_To be done_.
Would you transcribe the listing that follows, character for character, and omit its images?

>> begin Data excerpt

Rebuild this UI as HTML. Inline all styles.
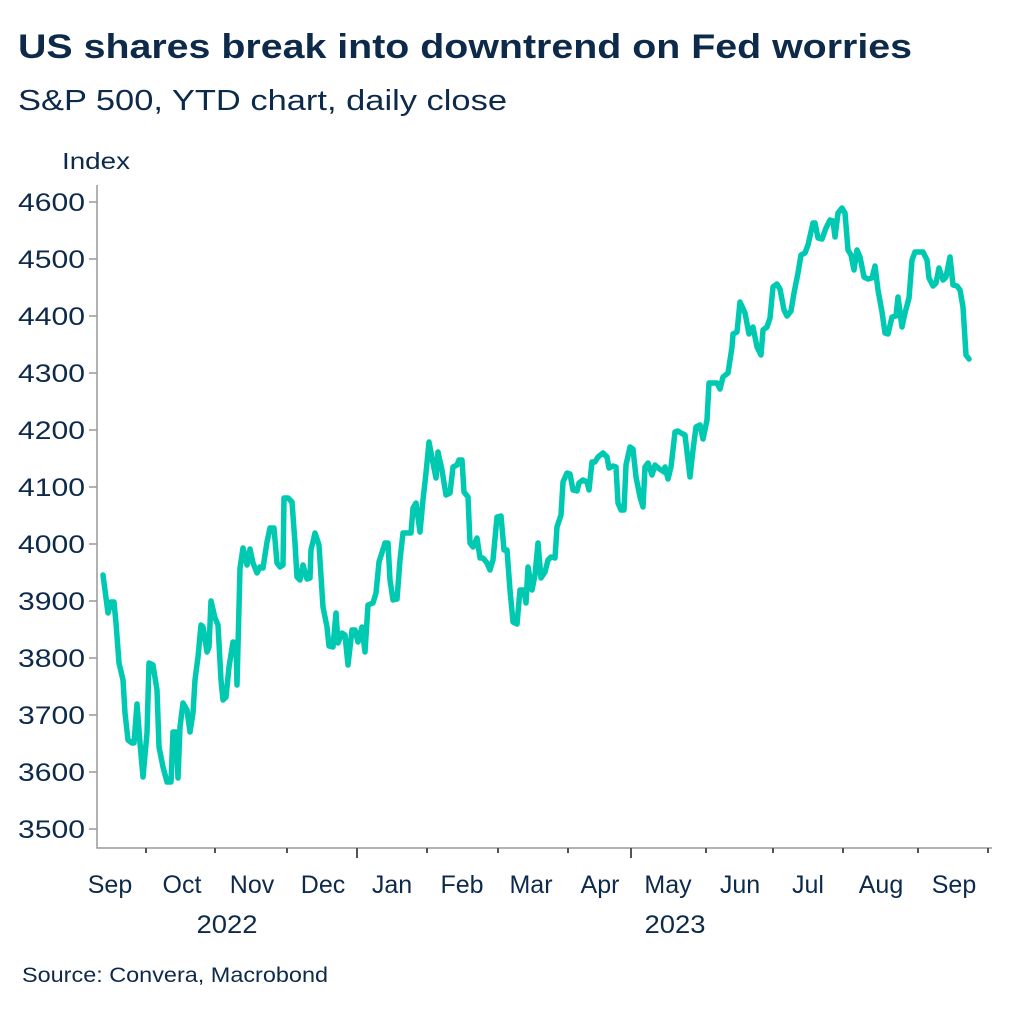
<!DOCTYPE html>
<html><head><meta charset="utf-8"><style>
html,body{margin:0;padding:0;background:#fff;}
svg{display:block;}
text{font-family:"Liberation Sans",sans-serif;fill:#0e2a4b;}
</style></head><body>
<svg width="1024" height="1012" viewBox="0 0 1024 1012" xmlns="http://www.w3.org/2000/svg">
<text x="18" y="58" font-size="34" font-weight="bold" textLength="894" lengthAdjust="spacingAndGlyphs">US shares break into downtrend on Fed worries</text>
<text x="18" y="110" font-size="29" textLength="489" lengthAdjust="spacingAndGlyphs">S&amp;P 500, YTD chart, daily close</text>
<text x="62" y="169" font-size="23" textLength="68" lengthAdjust="spacingAndGlyphs">Index</text>
<g font-size="25" text-anchor="end">
<text x="85" y="211" textLength="67" lengthAdjust="spacingAndGlyphs">4600</text><text x="85" y="268" textLength="67" lengthAdjust="spacingAndGlyphs">4500</text><text x="85" y="325" textLength="67" lengthAdjust="spacingAndGlyphs">4400</text>
<text x="85" y="382" textLength="67" lengthAdjust="spacingAndGlyphs">4300</text><text x="85" y="439" textLength="67" lengthAdjust="spacingAndGlyphs">4200</text><text x="85" y="496" textLength="67" lengthAdjust="spacingAndGlyphs">4100</text>
<text x="85" y="553" textLength="67" lengthAdjust="spacingAndGlyphs">4000</text><text x="85" y="610" textLength="67" lengthAdjust="spacingAndGlyphs">3900</text><text x="85" y="667" textLength="67" lengthAdjust="spacingAndGlyphs">3800</text>
<text x="85" y="724" textLength="67" lengthAdjust="spacingAndGlyphs">3700</text><text x="85" y="781" textLength="67" lengthAdjust="spacingAndGlyphs">3600</text><text x="85" y="838" textLength="67" lengthAdjust="spacingAndGlyphs">3500</text>
</g>
<g stroke="#999" stroke-width="1.5" fill="none">
<path d="M97 185 V848 H992"/>
<path d="M89 202H97M89 259H97M89 316H97M89 373H97M89 430H97M89 487H97M89 544H97M89 601H97M89 658H97M89 715H97M89 772H97M89 829H97"/>
</g>
<g stroke="#555" stroke-width="2">
<path d="M146 848v5M215 848v5M287 848v5M427 848v5M498 848v5M568 848v5M706 848v5M773 848v5M843 848v5M918 848v5M988 848v5"/>
<path d="M357 848v10M631 848v10"/>
</g>
<g font-size="25" text-anchor="middle">
<text x="110" y="893">Sep</text><text x="182" y="893">Oct</text><text x="252" y="893">Nov</text>
<text x="323" y="893">Dec</text><text x="392" y="893">Jan</text><text x="462" y="893">Feb</text>
<text x="531" y="893">Mar</text><text x="600" y="893">Apr</text><text x="668" y="893">May</text>
<text x="740" y="893">Jun</text><text x="808" y="893">Jul</text><text x="881" y="893">Aug</text>
<text x="954" y="893">Sep</text>
<text x="227" y="933" textLength="61" lengthAdjust="spacingAndGlyphs">2022</text><text x="675" y="933" textLength="61" lengthAdjust="spacingAndGlyphs">2023</text>
</g>
<text x="22" y="982" font-size="21" textLength="306" lengthAdjust="spacingAndGlyphs">Source: Convera, Macrobond</text>
<polyline fill="none" stroke="#00c9b1" stroke-width="5.5" stroke-linejoin="round" stroke-linecap="round" points="
103,575 108,613 111,602 114,602 116,623 119,663 123,680 125,713 128,740 132,743 134,743 137,704 140,743 143,777 147,733 149,663 153,665 157,690 159,747 163,767 167,782 171,782 173,732 176,732 178,778 180,727 183,703 187,710 190,732 193,713 195,680 198,657 201,625 203,627 207,652 209,647 211,601 215,618 218,625 221,680 223,700 226,697 229,667 233,642 236,643 237,685 240,568 243,548 247,565 250,549 253,563 257,573 260,567 263,568 267,542 270,528 274,528 277,563 280,567 283,565 284,498 288,498 292,502 295,543 297,577 300,580 303,565 307,579 310,578 311,550 315,533 319,545 323,607 327,627 329,646 333,647 336,613 338,643 342,633 345,635 348,665 352,630 355,630 358,642 362,627 365,652 368,605 373,603 376,593 379,562 385,543 388,543 390,580 393,600 397,599 400,560 403,533 407,533 411,533 413,508 416,503 420,532 423,500 426,473 429,442 433,463 436,478 438,452 442,470 446,495 450,493 453,467 457,465 459,460 462,460 464,492 468,497 470,543 473,547 477,538 480,558 483,558 487,563 490,570 493,560 497,517 501,516 504,550 507,550 510,590 513,622 517,624 520,590 524,590 526,603 528,567 532,590 535,575 538,543 541,578 545,572 548,560 551,557 555,558 557,527 561,515 563,482 567,473 570,474 573,490 577,491 579,483 583,480 587,482 589,490 592,462 595,462 598,457 603,453 607,457 609,468 613,466 616,467 618,503 621,510 624,510 626,465 630,447 633,449 636,477 640,497 643,507 645,467 648,463 652,475 655,465 657,467 661,470 664,472 665,467 668,479 671,467 675,432 678,431 681,433 685,435 690,477 693,450 696,427 700,425 703,439 707,420 709,383 713,383 717,383 720,389 723,377 728,373 732,347 733,334 737,332 740,302 745,313 749,334 753,327 757,347 761,355 763,330 767,327 770,318 773,287 777,284 780,289 784,310 787,316 791,311 794,293 798,273 801,255 805,253 808,245 813,223 815,223 818,238 822,239 826,228 830,220 833,221 835,237 838,213 842,208 845,213 848,250 851,255 854,270 857,250 860,257 864,277 868,279 872,278 875,266 878,290 882,312 885,333 888,334 892,317 896,316 898,297 902,327 905,313 909,298 912,260 915,252 920,252 923,252 927,260 929,278 933,286 936,283 939,268 943,280 946,277 950,257 953,285 957,286 960,290 963,307 966,355 969,359"/>
</svg>
</body></html>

>> end Data excerpt

_Task answer_.
Rebuild this UI as HTML. Inline all styles.
<!DOCTYPE html>
<html><head><meta charset="utf-8"><style>
html,body{margin:0;padding:0;background:#fff;}
svg{display:block;}
text{font-family:"Liberation Sans",sans-serif;fill:#0e2a4b;}
</style></head><body>
<svg width="1024" height="1012" viewBox="0 0 1024 1012" xmlns="http://www.w3.org/2000/svg">
<text x="18" y="58" font-size="34" font-weight="bold" textLength="894" lengthAdjust="spacingAndGlyphs">US shares break into downtrend on Fed worries</text>
<text x="18" y="110" font-size="29" textLength="489" lengthAdjust="spacingAndGlyphs">S&amp;P 500, YTD chart, daily close</text>
<text x="62" y="169" font-size="23" textLength="68" lengthAdjust="spacingAndGlyphs">Index</text>
<g font-size="25" text-anchor="end">
<text x="85" y="211" textLength="67" lengthAdjust="spacingAndGlyphs">4600</text><text x="85" y="268" textLength="67" lengthAdjust="spacingAndGlyphs">4500</text><text x="85" y="325" textLength="67" lengthAdjust="spacingAndGlyphs">4400</text>
<text x="85" y="382" textLength="67" lengthAdjust="spacingAndGlyphs">4300</text><text x="85" y="439" textLength="67" lengthAdjust="spacingAndGlyphs">4200</text><text x="85" y="496" textLength="67" lengthAdjust="spacingAndGlyphs">4100</text>
<text x="85" y="553" textLength="67" lengthAdjust="spacingAndGlyphs">4000</text><text x="85" y="610" textLength="67" lengthAdjust="spacingAndGlyphs">3900</text><text x="85" y="667" textLength="67" lengthAdjust="spacingAndGlyphs">3800</text>
<text x="85" y="724" textLength="67" lengthAdjust="spacingAndGlyphs">3700</text><text x="85" y="781" textLength="67" lengthAdjust="spacingAndGlyphs">3600</text><text x="85" y="838" textLength="67" lengthAdjust="spacingAndGlyphs">3500</text>
</g>
<g stroke="#999" stroke-width="1.5" fill="none">
<path d="M97 185 V848 H992"/>
<path d="M89 202H97M89 259H97M89 316H97M89 373H97M89 430H97M89 487H97M89 544H97M89 601H97M89 658H97M89 715H97M89 772H97M89 829H97"/>
</g>
<g stroke="#555" stroke-width="2">
<path d="M146 848v5M215 848v5M287 848v5M427 848v5M498 848v5M568 848v5M706 848v5M773 848v5M843 848v5M918 848v5M988 848v5"/>
<path d="M357 848v10M631 848v10"/>
</g>
<g font-size="25" text-anchor="middle">
<text x="110" y="893">Sep</text><text x="182" y="893">Oct</text><text x="252" y="893">Nov</text>
<text x="323" y="893">Dec</text><text x="392" y="893">Jan</text><text x="462" y="893">Feb</text>
<text x="531" y="893">Mar</text><text x="600" y="893">Apr</text><text x="668" y="893">May</text>
<text x="740" y="893">Jun</text><text x="808" y="893">Jul</text><text x="881" y="893">Aug</text>
<text x="954" y="893">Sep</text>
<text x="227" y="933" textLength="61" lengthAdjust="spacingAndGlyphs">2022</text><text x="675" y="933" textLength="61" lengthAdjust="spacingAndGlyphs">2023</text>
</g>
<text x="22" y="982" font-size="21" textLength="306" lengthAdjust="spacingAndGlyphs">Source: Convera, Macrobond</text>
<polyline fill="none" stroke="#00c9b1" stroke-width="5.5" stroke-linejoin="round" stroke-linecap="round" points="
103,575 108,613 111,602 114,602 116,623 119,663 123,680 125,713 128,740 132,743 134,743 137,704 140,743 143,777 147,733 149,663 153,665 157,690 159,747 163,767 167,782 171,782 173,732 176,732 178,778 180,727 183,703 187,710 190,732 193,713 195,680 198,657 201,625 203,627 207,652 209,647 211,601 215,618 218,625 221,680 223,700 226,697 229,667 233,642 236,643 237,685 240,568 243,548 247,565 250,549 253,563 257,573 260,567 263,568 267,542 270,528 274,528 277,563 280,567 283,565 284,498 288,498 292,502 295,543 297,577 300,580 303,565 307,579 310,578 311,550 315,533 319,545 323,607 327,627 329,646 333,647 336,613 338,643 342,633 345,635 348,665 352,630 355,630 358,642 362,627 365,652 368,605 373,603 376,593 379,562 385,543 388,543 390,580 393,600 397,599 400,560 403,533 407,533 411,533 413,508 416,503 420,532 423,500 426,473 429,442 433,463 436,478 438,452 442,470 446,495 450,493 453,467 457,465 459,460 462,460 464,492 468,497 470,543 473,547 477,538 480,558 483,558 487,563 490,570 493,560 497,517 501,516 504,550 507,550 510,590 513,622 517,624 520,590 524,590 526,603 528,567 532,590 535,575 538,543 541,578 545,572 548,560 551,557 555,558 557,527 561,515 563,482 567,473 570,474 573,490 577,491 579,483 583,480 587,482 589,490 592,462 595,462 598,457 603,453 607,457 609,468 613,466 616,467 618,503 621,510 624,510 626,465 630,447 633,449 636,477 640,497 643,507 645,467 648,463 652,475 655,465 657,467 661,470 664,472 665,467 668,479 671,467 675,432 678,431 681,433 685,435 690,477 693,450 696,427 700,425 703,439 707,420 709,383 713,383 717,383 720,389 723,377 728,373 732,347 733,334 737,332 740,302 745,313 749,334 753,327 757,347 761,355 763,330 767,327 770,318 773,287 777,284 780,289 784,310 787,316 791,311 794,293 798,273 801,255 805,253 808,245 813,223 815,223 818,238 822,239 826,228 830,220 833,221 835,237 838,213 842,208 845,213 848,250 851,255 854,270 857,250 860,257 864,277 868,279 872,278 875,266 878,290 882,312 885,333 888,334 892,317 896,316 898,297 902,327 905,313 909,298 912,260 915,252 920,252 923,252 927,260 929,278 933,286 936,283 939,268 943,280 946,277 950,257 953,285 957,286 960,290 963,307 966,355 969,359"/>
</svg>
</body></html>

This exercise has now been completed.